┌──

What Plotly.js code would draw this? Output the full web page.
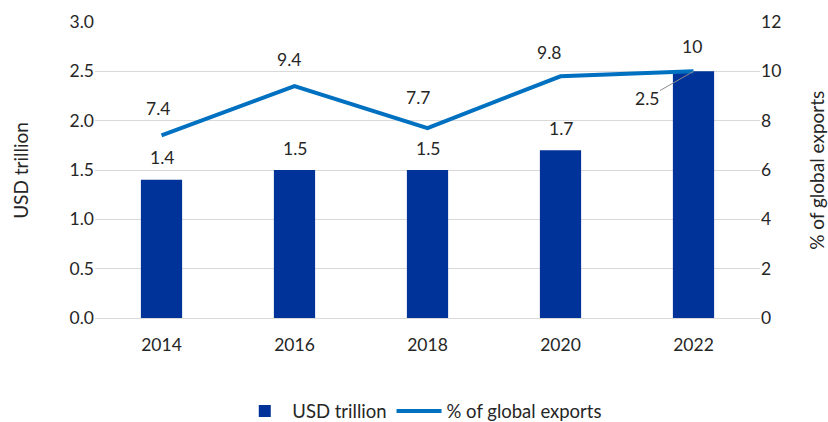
<!DOCTYPE html>
<html><head><meta charset="utf-8">
<script src="https://cdn.plot.ly/plotly-3.0.1.min.js"></script>
<style>html,body{margin:0;padding:0;background:#fff}#chart{width:828px;height:422px}</style>
</head><body><div id="chart"></div>
<script>
const years = [2014, 2016, 2018, 2020, 2022];
const usdTrillion = [1.4, 1.5, 1.5, 1.7, 2.5];
const pctGlobal = [7.4, 9.4, 7.7, 9.8, 10];
const leftTicks = [0,0.5,1,1.5,2,2.5,3];
const rightTicks = [0,2,4,6,8,10,12];

const font = {family:'Lato, Carlito, Calibri, sans-serif', size:17.5, color:'#262626'};
const titleFont = {family:'Lato, Carlito, Calibri, sans-serif', size:19, color:'#262626'};
const legendFont = {family:'Lato, Carlito, Calibri, sans-serif', size:18.5, color:'#262626'};

const bars = {type:'bar', x:years, y:usdTrillion, name:'USD trillion', marker:{color:'#003399'}, width:0.62, hoverinfo:'skip'};
const line = {type:'scatter', mode:'lines', x:years, y:pctGlobal, name:'% of global exports', yaxis:'y2', line:{color:'#0070C0', width:4}, hoverinfo:'skip'};

const ann = [];
usdTrillion.forEach((v,i)=>{
  if (i === usdTrillion.length-1) {
    ann.push({x:years[i], y:v, xref:'x', yref:'y', text:v.toFixed(1), showarrow:true, arrowhead:0, arrowwidth:1, arrowcolor:'#8c8c8c', ax:-47, ay:27, font:font});
  } else {
    ann.push({x:years[i], y:v, xref:'x', yref:'y', text:v.toFixed(1), showarrow:false, yshift:22, font:font});
  }
});
const lineYShift = [27, 27, 31, 24, 25];
const lineXShift = [-4, -6, -10, -12, -2];
pctGlobal.forEach((v,i)=>{
  ann.push({x:years[i], y:v, xref:'x', yref:'y2', text:String(v), showarrow:false, yshift:lineYShift[i], xshift:lineXShift[i], font:font});
});
ann.push({xref:'paper', yref:'paper', x:-0.113, y:0.5, text:'USD trillion', textangle:-90, showarrow:false, font:titleFont, xanchor:'center', yanchor:'middle'});
ann.push({xref:'paper', yref:'paper', x:1.084, y:0.5, text:'% of global exports', textangle:-90, showarrow:false, font:titleFont, xanchor:'center', yanchor:'middle'});

const layout = {
  width:828, height:422,
  margin:{l:95, r:68, t:22, b:104},
  paper_bgcolor:'#fff', plot_bgcolor:'#fff',
  font:font,
  showlegend:true,
  legend:{orientation:'h', x:0.51, xref:'container', xanchor:'center', yref:'container', y:0.025, yanchor:'middle', font:legendFont, traceorder:'normal', itemwidth:45},
  xaxis:{type:'linear', range:[2013, 2023], tickvals:years, tickfont:font, showgrid:false, showline:false, zeroline:false, ticks:'', ticklabelstandoff:14},
  yaxis:{range:[0,3], tickvals:leftTicks, tickformat:'.1f', showgrid:true, gridcolor:'#d9d9d9', gridwidth:1, zeroline:true, zerolinecolor:'#d9d9d9', tickfont:font, ticks:''},
  yaxis2:{range:[0,12], tickvals:rightTicks, overlaying:'y', side:'right', showgrid:false, zeroline:false, tickfont:font, ticks:''},
  annotations:ann
};
Plotly.newPlot('chart', [bars, line], layout, {staticPlot:true, displayModeBar:false});
</script></body></html>
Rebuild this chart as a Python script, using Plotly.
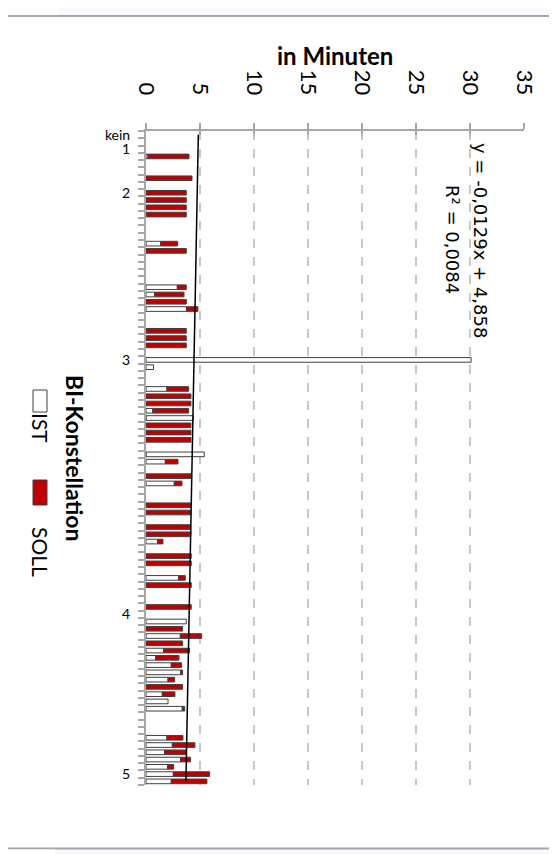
import plotly.graph_objects as go

# ---------------- data ----------------
# one entry per category row (top to bottom), values in minutes
ist = [None, None, None, 0.18, None, None, None, None, None, None,
       None, None, None, None, None, 1.36, None, None, None, None,
       None, 2.90, 0.80, None, 3.76, None, None, None, None, None,
       None, 30.1, 0.70, None, None, 1.94, None, None, 0.62, 4.38,
       None, None, None, None, 5.40, 1.79, None, None, 2.62, None,
       None, None, None, None, None, None, 1.08, None, None, None,
       None, 3.02, None, None, None, None, None, 3.73, None, 3.18,
       None, 1.63, 0.89, 2.34, 3.21, 2.04, None, 1.51, 2.04, 3.36,
       None, None, None, 1.94, 2.44, 1.73, 3.21, 2.00, 2.53, 2.34]
soll = [None, None, None, 3.80, None, None, 4.26, None, 3.73, 3.73,
        3.73, 3.73, None, None, None, 1.57, 3.73, None, None, None,
        None, 0.83, 2.72, 3.73, 1.05, None, None, 3.73, 3.73, 3.73,
        None, None, None, None, None, 2.01, 4.16, 4.16, 3.33, -0.15,
        4.16, 4.16, 4.16, None, -0.20, 1.17, None, 4.16, 0.71, None,
        None, 4.13, 4.13, None, 4.13, 4.16, 0.49, None, 4.19, 4.19,
        None, 0.62, 4.19, None, None, 4.19, None, None, 3.39, 1.97,
        3.39, 2.41, 2.16, 0.96, 0.18, 0.61, 3.39, 1.17, None, 0.22,
        None, None, None, 1.48, 2.09, 1.97, 0.92, 0.56, 3.36, 3.30]
rows = list(range(len(ist)))

category_labels = ["kein", "1", "2", "3", "4", "5"]
category_rows = [0, 2, 8, 31, 66, 88]

value_ticks = [0, 5, 10, 15, 20, 25, 30, 35]

trend_slope = -0.0129
trend_intercept = 4.858
trend_text = "y = -0,0129x + 4,858"
r2_text = "R² = 0,0084"

# ---------------- layout geometry (page pixels) ----------------
OFF = 8                      # default body margin of the html page
W, H = 557 - OFF, 854 - OFF
P_LEFT, P_RIGHT, P_TOP, P_BOTTOM = 146, 524, 131, 785
ML, MR = P_LEFT - OFF, 557 - P_RIGHT
MT, MB = P_TOP - OFF, 854 - P_BOTTOM
PW, PH = P_RIGHT - P_LEFT, P_BOTTOM - P_TOP


def px(x):
    return (x - P_LEFT) / PW


def py(y):
    return 1 - (y - P_TOP) / PH


FONT = "Lato"

fig = go.Figure()
fig.add_trace(go.Bar(
    y=rows, x=ist, orientation="h", name="IST", width=0.64,
    marker=dict(color="#ffffff", line=dict(color="#404040", width=1)),
))
fig.add_trace(go.Bar(
    y=rows, x=soll, orientation="h", name="SOLL", width=0.64,
    marker=dict(color="#c00000", line=dict(color="#404040", width=1)),
))

trend_x = [trend_slope * (r + 1) + trend_intercept for r in (rows[0], rows[-1])]
fig.add_trace(go.Scatter(
    x=trend_x, y=[rows[0], rows[-1]], mode="lines", xaxis="x2", yaxis="y",
    line=dict(color="#000000", width=1.5), showlegend=False, hoverinfo="skip",
))

fig.update_layout(
    width=W, height=H,
    margin=dict(l=ML, r=MR, t=MT, b=MB),
    paper_bgcolor="#f8f9fd", plot_bgcolor="#ffffff",
    barmode="relative",
    showlegend=False,
    font=dict(family=FONT, color="#000000"),
    xaxis=dict(
        range=[0, 35], side="top", tickmode="array", tickvals=value_ticks,
        tickangle=90, tickfont=dict(size=22, family=FONT, color="#000000"),
        ticks="outside", ticklen=6, tickwidth=1.5, tickcolor="#a6a6a6",
        ticklabelstandoff=20,
        showline=True, linecolor="#a6a6a6", linewidth=2,
        showgrid=True, gridcolor="#c8c8c8", gridwidth=1.5, griddash="dash",
        zeroline=False, fixedrange=True,
    ),
    xaxis2=dict(
        range=[0, 35], overlaying="x", side="top", anchor="y",
        tickmode="array", tickvals=value_ticks,
        ticks="inside", ticklen=4, tickwidth=1.5, tickcolor="#a6a6a6",
        showticklabels=False, showgrid=False, showline=False, zeroline=False,
    ),
    yaxis=dict(
        range=[len(rows) - 0.5, -0.5], tickmode="array",
        tickvals=category_rows, ticktext=category_labels,
        tickfont=dict(size=14, family=FONT, color="#000000"),
        ticks="outside", ticklen=0, tickcolor="rgba(0,0,0,0)",
        ticklabelstandoff=11,
        minor=dict(ticks="outside", ticklen=6, tickwidth=1.5, tickcolor="#a6a6a6",
                   tick0=-0.5, dtick=1, showgrid=False),
        showline=True, linecolor="#a6a6a6", linewidth=2,
        showgrid=False, zeroline=False,
    ),
)

shapes = [
    # white area of the chart frame
    dict(type="rect", xref="paper", yref="paper", x0=px(-5), x1=px(553),
         y0=py(848.5), y1=py(16), fillcolor="#ffffff",
         line=dict(color="#a6a6a6", width=2), layer="below"),
    dict(type="rect", xref="paper", yref="paper", x0=px(-5), x1=px(59),
         y0=py(15), y1=py(-5), fillcolor="#ffffff", line=dict(width=0), layer="below"),
    dict(type="rect", xref="paper", yref="paper", x0=px(-5), x1=px(55),
         y0=py(860), y1=py(849.5), fillcolor="#ffffff", line=dict(width=0), layer="below"),
    # legend keys
    dict(type="rect", xref="paper", yref="paper", x0=px(33), x1=px(47),
         y0=py(412), y1=py(390), fillcolor="#ffffff",
         line=dict(color="#404040", width=1)),
    dict(type="rect", xref="paper", yref="paper", x0=px(33), x1=px(47),
         y0=py(505), y1=py(480), fillcolor="#c00000",
         line=dict(color="#404040", width=1)),
]
fig.update_layout(shapes=shapes)

annotations = [
    dict(text="<b>in Minuten</b>", x=0.5, y=py(56), xref="paper", yref="paper",
         showarrow=False, font=dict(size=24, family=FONT), xanchor="center", yanchor="middle"),
    dict(text=trend_text, x=px(480), y=py(240), xref="paper", yref="paper",
         showarrow=False, textangle=90, font=dict(size=18, family="DejaVu Sans"),
         xanchor="center", yanchor="middle"),
    dict(text=r2_text, x=px(453), y=py(239), xref="paper", yref="paper",
         showarrow=False, textangle=90, font=dict(size=18, family="DejaVu Sans"),
         xanchor="center", yanchor="middle"),
    dict(text="<b>BI-Konstellation</b>", x=px(75), y=py(458), xref="paper", yref="paper",
         showarrow=False, textangle=90, font=dict(size=23, family=FONT),
         xanchor="center", yanchor="middle"),
    dict(text="IST", x=px(41), y=py(428), xref="paper", yref="paper",
         showarrow=False, textangle=90, font=dict(size=21, family=FONT),
         xanchor="center", yanchor="middle"),
    dict(text="SOLL", x=px(41), y=py(552), xref="paper", yref="paper",
         showarrow=False, textangle=90, font=dict(size=21, family=FONT),
         xanchor="center", yanchor="middle"),
]
fig.update_layout(annotations=annotations)

fig.write_html("out.html")
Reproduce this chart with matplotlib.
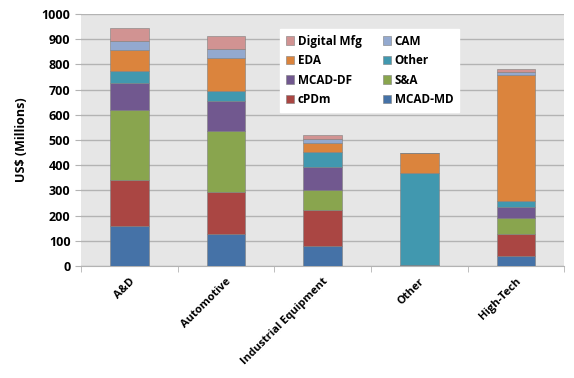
import numpy as np
import matplotlib
matplotlib.use("Agg")
import matplotlib.pyplot as plt

plt.rcParams['font.family'] = ['Open Sans', 'DejaVu Sans']
plt.rcParams['font.weight'] = 'bold'

categories = ["A&D", "Automotive", "Industrial Equipment", "Other", "High-Tech"]

# stacked from bottom to top
mcad_md = [161, 127, 79, 0, 42]
cpdm = [182, 165, 144, 0, 85]
s_a = [278, 244, 77, 0, 62]
mcad_df = [106, 118, 95, 3, 45]
other = [46, 40, 57, 367, 24]
eda = [84, 133, 37, 80, 499]
cam = [37, 34, 14, 0, 12]
digital_mfg = [51, 52, 17, 0, 13]

series = [
    ("MCAD-MD", mcad_md, "#4572A7"),
    ("cPDm", cpdm, "#AA4643"),
    ("S&A", s_a, "#89A54E"),
    ("MCAD-DF", mcad_df, "#71588F"),
    ("Other", other, "#4198AF"),
    ("EDA", eda, "#DB843D"),
    ("CAM", cam, "#93A9CF"),
    ("Digital Mfg", digital_mfg, "#D19392"),
]

fig = plt.figure(figsize=(5.74, 3.78), dpi=100)
ax = fig.add_axes([0.141, 0.296, 0.842, 0.667])
ax.set_facecolor("#E6E6E6")

x = np.arange(len(categories))
bottom = np.zeros(len(categories))
bars = {}
for name, vals, col in series:
    vals = np.array(vals, dtype=float)
    bars[name] = ax.bar(x, vals, 0.4, bottom=bottom, color=col,
                        edgecolor="#7f7f7f", linewidth=0.4, label=name, zorder=3)
    bottom += vals

ax.set_xlim(-0.5, len(categories) - 0.5)
ax.set_ylim(0, 1000)
ax.set_yticks(range(0, 1001, 100))
ax.yaxis.grid(True, color="#B3B3B3", linewidth=1.0, zorder=0)
ax.set_axisbelow(True)

for s in ["top", "right"]:
    ax.spines[s].set_visible(False)
ax.spines["left"].set_visible(False)
ax.spines["bottom"].set_color("#B3B3B3")

ax.set_xticks(x)
ax.set_xticklabels(categories, rotation=45, ha="right", rotation_mode="anchor",
                   fontsize=8, fontweight="bold")
ax.set_xticks(np.arange(-0.5, len(categories), 1.0), minor=True)
ax.tick_params(axis="x", which="major", length=0, pad=7)
ax.tick_params(axis="x", which="minor", length=4, color="#B3B3B3")
ax.tick_params(axis="y", length=4, color="#B3B3B3", labelsize=9)
for lbl in ax.get_yticklabels():
    lbl.set_fontweight("bold")

ax.set_ylabel("US$ (Millions)", fontsize=9, fontweight="bold", labelpad=10)

order = ["Digital Mfg", "EDA", "MCAD-DF", "cPDm", "CAM", "Other", "S&A", "MCAD-MD"]
leg = ax.legend([bars[n] for n in order], order, ncol=2, loc="upper left",
                bbox_to_anchor=(0.4, 0.965), frameon=True, fancybox=False,
                edgecolor="white", facecolor="white", framealpha=1.0,
                fontsize=8.5, handlelength=0.7, handleheight=0.7,
                handletextpad=0.3, columnspacing=1.8, labelspacing=0.55,
                borderpad=0.5)
for t in leg.get_texts():
    t.set_fontweight("bold")
leg.set_zorder(5)

fig.savefig("out.png", dpi=100)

└──

> [Stated exercise]: In the listing above, find the line with "Rebuild this chart" and the line with "import plotly.graph_objects as go". Copy exactly those two and every line between, without the pictures.

> [Exercise result]:
Rebuild this chart as a Python script, using Plotly.
import plotly.graph_objects as go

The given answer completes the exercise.